I think that once he became a US Citizen, that was his
strongest allegiance, but he always felt an attachment to his hometown – more
than to France as a whole.
William joined the US forces to liberate Alsace in 1945.
Can you tell us more about it ?
Willy was a Lieutenant Colonel in the Army Air Corps, making
a documentary in Italy at that time.
Somehow, he got a driver in Paris (who was Hemingway’s younger brother),
and they got to Mulhouse very shortly, just a few days after the
libération. A crowd gathered
around them and their jeep, and Willy started talking to them in Mulhouserdich. The crowd was amazed. He heard someone say : These
Americans are fantastic. They
don’t just learn the language ; they learn the local patois as
well ! And two young boys
were standing nearby. One said to
the other : He’s not a real American. He loved to tell that story.

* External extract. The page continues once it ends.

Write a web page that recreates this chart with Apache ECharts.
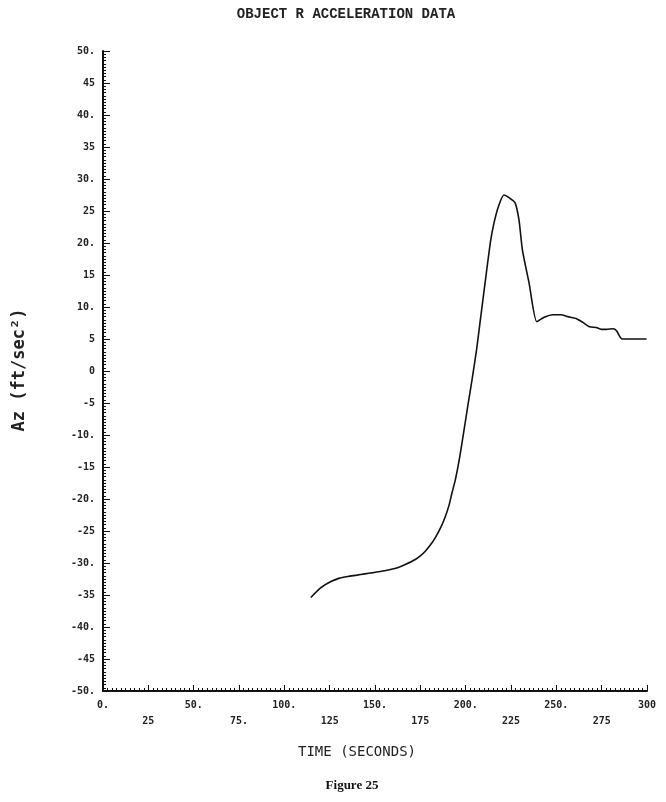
<!DOCTYPE html>
<html><head><meta charset="utf-8">
<script src="https://cdn.jsdelivr.net/npm/echarts@6/dist/echarts.min.js"></script>
<style>html,body{margin:0;padding:0;background:#fff}#c{width:666px;height:802px}</style>
</head><body><div id="c"></div>
<script>
// Data (time in seconds, Az in ft/sec^2)
const timeS = [114.6,120,125.7,130,135,140,144.3,149,153.5,158,162.8,167,172,175,177.6,180.5,183.1,186,188.7,190.8,192.4,194.3,196.5,198.9,201.2,203.5,206,208.1,210.9,213.7,215.6,218.3,221.1,223.9,227.2,229.4,231.3,235,239.2,243.3,248,252.6,256.3,260.9,264.6,268.3,272,274.8,277.6,281.3,283.2,286.3,299.8];
const azVals = [-35.4,-33.9,-32.9,-32.4,-32.1,-31.9,-31.7,-31.5,-31.3,-31.05,-30.7,-30.2,-29.5,-28.9,-28.2,-27.2,-26.1,-24.6,-22.8,-21.0,-19.1,-17.0,-13.8,-9.6,-5.4,-1.4,3.3,8.0,14.2,20.2,23.1,25.9,27.5,27.1,26.3,23.6,18.9,13.7,7.7,8.4,8.8,8.8,8.5,8.2,7.6,6.9,6.8,6.5,6.5,6.6,6.3,5.0,5.0];
const yTickLabels = {50:'50.',45:'45',40:'40.',35:'35',30:'30.',25:'25',20:'20.',15:'15',10:'10.',5:'5',0:'0','-5':'-5','-10':'-10.','-15':'-15','-20':'-20.','-25':'-25','-30':'-30.','-35':'-35','-40':'-40.','-45':'-45','-50':'-50.'};
const xTickLabelsRow1 = {0:'0.',50:'50.',100:'100.',150:'150.',200:'200.',250:'250.',300:'300'};
const xTickLabelsRow2 = {25:'25',75:'75.',125:'125',175:'175',225:'225',275:'275'};
const titleText = 'OBJECT R ACCELERATION DATA';
const xName = 'TIME (SECONDS)';
const yName = 'Az (ft/sec²)';
const caption = 'Figure 25';

const chart = echarts.init(document.getElementById('c'), null, {renderer:'canvas'});
const ink = '#111';
const tickFont = {fontFamily:'DejaVu Sans Mono', fontSize:10, fontWeight:'bold', color:'#222'};
const xCommon = {type:'value', min:0, max:300, interval:25, gridIndex:0, position:'bottom', splitLine:{show:false}};
chart.setOption({
  animation:false,
  backgroundColor:'#fff',
  grid:{left:103, top:51, width:544, height:640, containLabel:false},
  xAxis:[
    Object.assign({}, xCommon, {
      axisLine:{show:true, onZero:false, lineStyle:{color:ink, width:2}},
      axisTick:{show:true, inside:true, length:6, lineStyle:{color:ink, width:1}},
      minorTick:{show:true, splitNumber:10, length:3, lineStyle:{color:ink, width:1}},
      axisLabel:Object.assign({margin:9, formatter:v=> (xTickLabelsRow1[v]!==undefined? xTickLabelsRow1[v] : '')}, tickFont)
    }),
    Object.assign({}, xCommon, {
      axisLine:{show:false, onZero:false}, axisTick:{show:false}, minorTick:{show:false},
      axisLabel:Object.assign({margin:25, formatter:v=> (xTickLabelsRow2[v]!==undefined? xTickLabelsRow2[v] : '')}, tickFont)
    })
  ],
  yAxis:{type:'value', min:-50, max:50, interval:5, splitLine:{show:false},
    axisLine:{show:true, onZero:false, lineStyle:{color:ink, width:2}},
    axisTick:{show:true, inside:true, length:7, lineStyle:{color:ink, width:1}},
    minorTick:{show:true, splitNumber:10, length:3, lineStyle:{color:ink, width:1}},
    axisLabel:Object.assign({margin:8, formatter:v=> (yTickLabels[v]!==undefined? yTickLabels[v] : '')}, tickFont)
  },
  series:[{type:'line', xAxisIndex:0, data:timeS.map((t,i)=>[t, azVals[i]]), showSymbol:false, smooth:0.2,
    lineStyle:{color:ink, width:1.6}}],
  graphic:[
    {type:'text', x:346, y:14, style:{text:titleText, font:'bold 14px "Liberation Mono"', fill:'#222', textAlign:'center', textVerticalAlign:'middle'}},
    {type:'text', x:357, y:752, style:{text:xName, font:'14px "DejaVu Sans Mono"', fill:'#222', textAlign:'center', textVerticalAlign:'middle'}},
    {type:'text', x:352, y:786, style:{text:caption, font:'bold 13px "Liberation Serif"', fill:'#111', textAlign:'center', textVerticalAlign:'middle'}},
    {type:'text', x:20, y:370, rotation:Math.PI/2, style:{text:yName, font:'bold 17px "DejaVu Sans Mono"', fill:'#222', textAlign:'center', textVerticalAlign:'middle'}}
  ]
});
</script></body></html>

One of my favorite Wyler's movie, « The Best years of
our lives », shows the difficulties that American soldiers encountered after
going back to the civil life in 1945. How did your father react during the Viet
Nam conflict ? How do you think he would have reacted during the Irak war ?
Willy came home
from the war with very personal knowledge of its horrors. He was very strongly against the
Vietnam war and would have felt the same about Iraq. FRIENDLY PERSUASION was his attempt to show that it can be
more courageous NOT to fight.
Do you think that there is a link between your father's
creative spirit, and the region where he grew
up ?
I wish I knew why my grandfather chose to go to Mulhouse and
how he met my grandmother. Her
grandfather was a well-known German Jewish writer named Berthold Auerbach, and
she was a very cultured person, who organized cultural évents among her
friends. So I think his creative
spirit and imagination come in some part from his family, but also, certainly,
from the area where he grew up and to which he was so attached.